• Work required: Find how many lines contain the word "this" and state that number alone.

• Data:
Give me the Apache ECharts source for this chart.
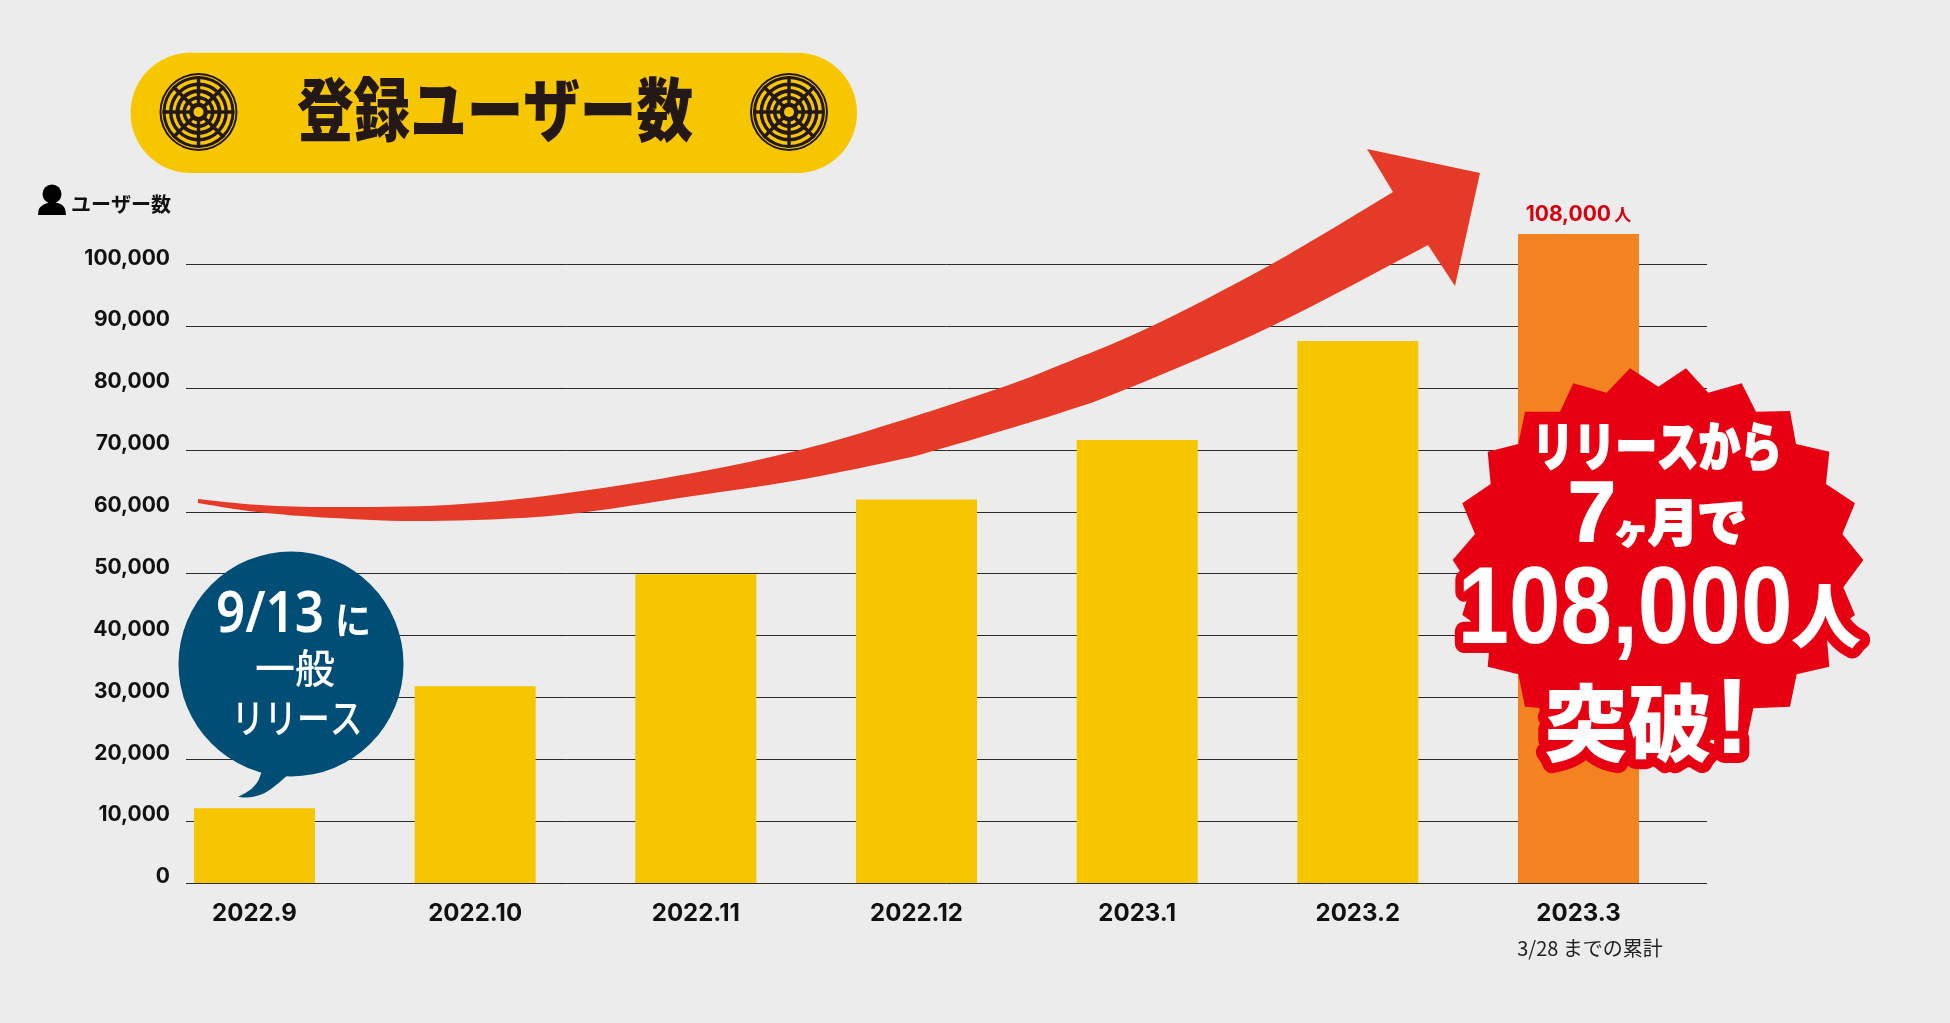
<!DOCTYPE html>
<html><head><meta charset="utf-8">
<style>html,body{margin:0;padding:0;background:#ececec}#c{width:1950px;height:1023px}</style>
<script src="https://cdn.jsdelivr.net/npm/echarts@6/dist/echarts.min.js"></script>
</head><body><div id="c"></div>
<script>
const categories = ['2022.9','2022.10','2022.11','2022.12','2023.1','2023.2','2023.3'];
const users = [12100,31800,49900,62000,71600,87600,104900];
const yTicks = {min:0,max:100000,interval:10000};
const topLabel = '108,000';
const colors = {bg:'#ececec',bar:'#f6c700',last:'#f58220',grid:'#2a2a2a',ink:'#231815',arrow:'#e63a28',star:'#e60012',bubble:'#004e75'};
const latin = 'Inter, "Noto Sans CJK JP", sans-serif';
const cjk = '"Noto Sans CJK JP", sans-serif';

// rounded outlines on the stroked headline text
const nativeStrokeText = CanvasRenderingContext2D.prototype.strokeText;
CanvasRenderingContext2D.prototype.strokeText = function(){
  const j = this.lineJoin; this.lineJoin = 'round';
  nativeStrokeText.apply(this, arguments);
  this.lineJoin = j;
};

function catmull(pts, n){
  const out=[];
  for(let i=0;i<pts.length-1;i++){
    const p0=pts[Math.max(i-1,0)],p1=pts[i],p2=pts[i+1],p3=pts[Math.min(i+2,pts.length-1)];
    for(let k=0;k<n;k++){
      const t=k/n,t2=t*t,t3=t2*t;
      out.push([0,1].map(j=>0.5*(2*p1[j]+(p2[j]-p0[j])*t+(2*p0[j]-5*p1[j]+4*p2[j]-p3[j])*t2+(3*p1[j]-p0[j]-3*p2[j]+p3[j])*t3)));
    }
  }
  out.push(pts[pts.length-1]);
  return out;
}
const arrowUpper=[[198,499],[260,505],[333,507],[448,505],[560,494],[693,473],[800,450],[893,423],[1000,388],[1060,365],[1150,327],[1270,265],[1393,192]];
const arrowLower=[[198,503],[257,512],[333,518],[429,521],[560,515],[693,496],[793,481],[893,461],[940,449],[1060,413],[1129,388],[1272,326],[1428,245]];
const arrowHead=[[1367,149],[1480,173],[1455,286]];
const arrowPts=[...catmull(arrowUpper,8),...arrowHead,...catmull(arrowLower,8).reverse()];

const starZoom=[[690,85],[775,140],[858,85],[925,158],[1025,130],[1068,215],[1170,213],[1188,312],[1288,335],[1278,432],[1365,490],[1327,582],[1390,660],[1330,742],[1365,825],[1280,885],[1288,980],[1190,1003],[1170,1100],[1060,1105],[1040,1200],[450,1200],[430,1105],[375,1100],[355,1003],[263,980],[272,885],[187,825],[212,742],[158,660],[225,582],[187,490],[272,432],[263,335],[355,312],[375,215],[480,215],[520,130],[620,158]];
const starPts=starZoom.map(p=>[1400+p[0]/3,340+p[1]/3]);

const bubble={cx:291,cy:664,r:112.5};
const bubbleTail=[...catmull([[262,770],[258,781],[250,790],[238,797]],6),...catmull([[238,797],[252,797],[268,791],[288,775]],6)];

function t(text,x,y,font,fill,extra,scaleX){
  return {type:'text',x,y,z:20,scaleX:scaleX||1,silent:true,style:Object.assign({text,font,fill,textAlign:'center',textVerticalAlign:'middle'},extra||{})};
}
const redOut={stroke:colors.star,lineWidth:20};
const whiteBold={stroke:'#fff',lineWidth:2};
const heavy='"Noto Sans CJK JP", sans-serif';

const graphics=[
  {type:'rect',z:5,silent:true,shape:{x:130.6,y:52.7,width:726.4,height:120.3,r:60},style:{fill:colors.bar}},
  t('登録ユーザー数',495,110,'900 69px '+heavy,colors.ink,{},0.82),
  {type:'polygon',z:10,silent:true,shape:{points:arrowPts},style:{fill:colors.arrow}},
  {type:'circle',z:10,silent:true,shape:{cx:bubble.cx,cy:bubble.cy,r:bubble.r},style:{fill:colors.bubble}},
  {type:'polygon',z:10,silent:true,shape:{points:bubbleTail},style:{fill:colors.bubble}},
  t('9/13',270,615,'600 58px "Noto Sans", sans-serif','#fff',{},0.88),
  t('に',353,620,'700 38px '+cjk,'#fff',{},0.95),
  t('一般',295,668,'500 40px '+cjk,'#fff'),
  t('リリース',297,718,'500 40px '+cjk,'#fff',{},0.82),
  {type:'polygon',z:12,silent:true,shape:{points:starPts},style:{fill:colors.star}},
  t('リリースから',1657,446,'900 52px '+heavy,'#fff',whiteBold,0.8),
  t('7',1592,517,'700 86px "Liberation Sans", sans-serif','#fff',whiteBold),
  t('ヶ',1631,530,'900 34px '+heavy,'#fff',whiteBold),
  t('月',1673,522,'900 50px '+heavy,'#fff',whiteBold),
  t('で',1722,522,'900 50px '+heavy,'#fff',whiteBold),
  t('108,000',1625,613,'700 109px "Liberation Sans", sans-serif','#fff',redOut,0.85),
  t('人',1826,616,'900 70px '+heavy,'#fff',redOut),
  t('突破',1628,723,'900 84px '+heavy,'#fff',redOut),
  t('!',1732,723,'700 108px "Liberation Sans", sans-serif','#fff',redOut),
  {type:'circle',z:10,silent:true,shape:{cx:52,cy:194,r:9.5},style:{fill:'#000'}},
  {type:'polygon',z:10,silent:true,shape:{points:catmull([[38,215],[39,209],[43,205],[48,203],[52,203],[57,203],[62,205],[65,209],[66,215]],4)},style:{fill:'#000'}},
  {type:'text',x:71,y:204,z:10,silent:true,style:{text:'ユーザー数',font:'700 20px '+cjk,fill:'#111',textAlign:'left',textVerticalAlign:'middle'}},
  {type:'text',x:1590,y:948,z:10,silent:true,style:{text:'3/28 までの累計',font:'400 20px '+cjk,fill:'#222',textAlign:'center',textVerticalAlign:'middle'}}
];
[[198.5,112],[789,112]].forEach(([cx,cy])=>{
  graphics.push({type:'circle',z:6,silent:true,shape:{cx,cy,r:39},style:{fill:colors.ink}});
  graphics.push({type:'ring',z:7,silent:true,shape:{cx,cy,r:37,r0:36},style:{fill:colors.bar}});
  [[33,29.5],[26,23],[19,16],[12.5,9.5]].forEach(([r,r0])=>graphics.push({type:'ring',z:7,silent:true,shape:{cx,cy,r,r0},style:{fill:colors.bar}}));
  for(let a=0;a<8;a++){
    const ang=a*Math.PI/4;
    graphics.push({type:'line',z:8,silent:true,shape:{x1:cx+7*Math.cos(ang),y1:cy+7*Math.sin(ang),x2:cx+36*Math.cos(ang),y2:cy+36*Math.sin(ang)},style:{stroke:colors.ink,lineWidth:3.5}});
  }
  graphics.push({type:'circle',z:9,silent:true,shape:{cx,cy,r:5},style:{fill:colors.bar}});
});

const chart=echarts.init(document.getElementById('c'),null,{renderer:'canvas'});
chart.setOption({
  animation:false,
  backgroundColor:colors.bg,
  grid:[
    {left:186,top:264.3,width:1521,height:618.7},
    {left:144.17,top:202.4,width:1544.67,height:680.6}
  ],
  xAxis:[
    {gridIndex:0,type:'category',data:categories,show:false},
    {gridIndex:1,type:'category',data:categories,axisLine:{show:false},axisTick:{show:false},
     axisLabel:{margin:19,interval:0,fontFamily:latin,fontSize:24,fontWeight:700,color:'#111'}}
  ],
  yAxis:[
    {gridIndex:0,type:'value',min:yTicks.min,max:yTicks.max,interval:yTicks.interval,
     axisLine:{show:false},axisTick:{show:false},
     splitLine:{show:true,lineStyle:{color:colors.grid,width:1,type:'solid'}},
     axisLabel:{margin:16,fontFamily:latin,fontSize:21,fontWeight:700,color:'#111',verticalAlign:'bottom',lineHeight:12,
       formatter:v=>v.toLocaleString('en-US')}},
    {gridIndex:1,type:'value',min:0,max:110000,interval:10000,show:false,splitLine:{show:false}}
  ],
  series:[{
    type:'bar',xAxisIndex:1,yAxisIndex:1,barWidth:121,
    data:users.map((v,i)=>i===users.length-1?{value:v,itemStyle:{color:colors.last},
      label:{show:true,position:'top',distance:9,formatter:'{a|'+topLabel+'} {b|人}',
        rich:{a:{fontFamily:latin,fontSize:21,fontWeight:700,color:'#d7000f'},b:{fontFamily:cjk,fontSize:17,fontWeight:700,color:'#d7000f'}}}}:v),
    itemStyle:{color:colors.bar}
  }],
  graphic:{elements:graphics}
});
</script></body></html>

• Problem solution: 4